Data extract start

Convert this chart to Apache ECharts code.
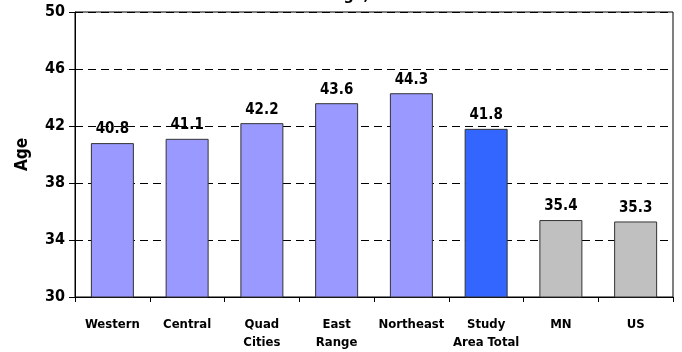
<!DOCTYPE html>
<html>
<head>
<meta charset="utf-8">
<script src="https://cdn.jsdelivr.net/npm/echarts@6/dist/echarts.min.js"></script>
<style>
  html, body { margin: 0; padding: 0; background: #fff; }
  #chart { width: 682px; height: 352px; }
</style>
</head>
<body>
<div id="chart"></div>
<script>
// Median age by region
const categories = ['Western', 'Central', 'Quad\nCities', 'East\nRange', 'Northeast', 'Study\nArea Total', 'MN', 'US'];
const ages = [40.8, 41.1, 42.2, 43.6, 44.3, 41.8, 35.4, 35.3];
const barColors = ['#9999FF', '#9999FF', '#9999FF', '#9999FF', '#9999FF', '#3366FF', '#C0C0C0', '#C0C0C0'];
const yTicks = { min: 30, max: 50, step: 4 };

const FONT = '"DejaVu Sans Condensed", "DejaVu Sans", sans-serif';

const chart = echarts.init(document.getElementById('chart'));
chart.setOption({
  animation: false,
  backgroundColor: '#fff',
  title: {
    text: 'Median Age, 2000',
    left: 'center',
    top: -17,
    textStyle: { fontFamily: FONT, fontWeight: 'bold', fontSize: 16, color: '#000' }
  },
  grid: {
    left: 75, right: 9, top: 12, bottom: 54,
    show: true, borderColor: '#000', borderWidth: 1, backgroundColor: 'transparent'
  },
  xAxis: {
    type: 'category',
    data: categories,
    axisLine: { lineStyle: { color: '#000', width: 1 } },
    axisTick: { show: true, length: 5, lineStyle: { color: '#000' } },
    axisLabel: {
      fontFamily: FONT, fontWeight: 'bold', fontSize: 13, color: '#000',
      margin: 19, lineHeight: 18, interval: 0
    }
  },
  yAxis: {
    type: 'value',
    min: yTicks.min, max: yTicks.max, interval: yTicks.step,
    name: 'Age',
    nameLocation: 'middle',
    nameGap: 44,
    nameTextStyle: { fontFamily: FONT, fontWeight: 'bold', fontSize: 17, color: '#000' },
    axisLine: { show: true, lineStyle: { color: '#000', width: 1 } },
    axisTick: { show: true, length: 6, lineStyle: { color: '#000' } },
    axisLabel: { fontFamily: FONT, fontWeight: 'bold', fontSize: 16, color: '#000', margin: 10 },
    splitLine: { show: true, lineStyle: { color: '#000', type: [8, 5], width: 1 } }
  },
  series: [{
    type: 'bar',
    data: ages.map((v, i) => ({ value: v, itemStyle: { color: barColors[i] } })),
    barWidth: 43,
    itemStyle: { borderColor: '#333', borderWidth: 1 },
    label: {
      show: true, position: 'top', distance: 6,
      fontFamily: FONT, fontWeight: 'bold', fontSize: 15, color: '#000',
      formatter: p => p.value.toFixed(1)
    }
  }]
});
</script>
</body>
</html>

Data extract end

Given problem: Skipping the pictures, transcribe each line above exactly as it appears.

Answer to the problem:
Convert this chart to Apache ECharts code.
<!DOCTYPE html>
<html>
<head>
<meta charset="utf-8">
<script src="https://cdn.jsdelivr.net/npm/echarts@6/dist/echarts.min.js"></script>
<style>
  html, body { margin: 0; padding: 0; background: #fff; }
  #chart { width: 682px; height: 352px; }
</style>
</head>
<body>
<div id="chart"></div>
<script>
// Median age by region
const categories = ['Western', 'Central', 'Quad\nCities', 'East\nRange', 'Northeast', 'Study\nArea Total', 'MN', 'US'];
const ages = [40.8, 41.1, 42.2, 43.6, 44.3, 41.8, 35.4, 35.3];
const barColors = ['#9999FF', '#9999FF', '#9999FF', '#9999FF', '#9999FF', '#3366FF', '#C0C0C0', '#C0C0C0'];
const yTicks = { min: 30, max: 50, step: 4 };

const FONT = '"DejaVu Sans Condensed", "DejaVu Sans", sans-serif';

const chart = echarts.init(document.getElementById('chart'));
chart.setOption({
  animation: false,
  backgroundColor: '#fff',
  title: {
    text: 'Median Age, 2000',
    left: 'center',
    top: -17,
    textStyle: { fontFamily: FONT, fontWeight: 'bold', fontSize: 16, color: '#000' }
  },
  grid: {
    left: 75, right: 9, top: 12, bottom: 54,
    show: true, borderColor: '#000', borderWidth: 1, backgroundColor: 'transparent'
  },
  xAxis: {
    type: 'category',
    data: categories,
    axisLine: { lineStyle: { color: '#000', width: 1 } },
    axisTick: { show: true, length: 5, lineStyle: { color: '#000' } },
    axisLabel: {
      fontFamily: FONT, fontWeight: 'bold', fontSize: 13, color: '#000',
      margin: 19, lineHeight: 18, interval: 0
    }
  },
  yAxis: {
    type: 'value',
    min: yTicks.min, max: yTicks.max, interval: yTicks.step,
    name: 'Age',
    nameLocation: 'middle',
    nameGap: 44,
    nameTextStyle: { fontFamily: FONT, fontWeight: 'bold', fontSize: 17, color: '#000' },
    axisLine: { show: true, lineStyle: { color: '#000', width: 1 } },
    axisTick: { show: true, length: 6, lineStyle: { color: '#000' } },
    axisLabel: { fontFamily: FONT, fontWeight: 'bold', fontSize: 16, color: '#000', margin: 10 },
    splitLine: { show: true, lineStyle: { color: '#000', type: [8, 5], width: 1 } }
  },
  series: [{
    type: 'bar',
    data: ages.map((v, i) => ({ value: v, itemStyle: { color: barColors[i] } })),
    barWidth: 43,
    itemStyle: { borderColor: '#333', borderWidth: 1 },
    label: {
      show: true, position: 'top', distance: 6,
      fontFamily: FONT, fontWeight: 'bold', fontSize: 15, color: '#000',
      formatter: p => p.value.toFixed(1)
    }
  }]
});
</script>
</body>
</html>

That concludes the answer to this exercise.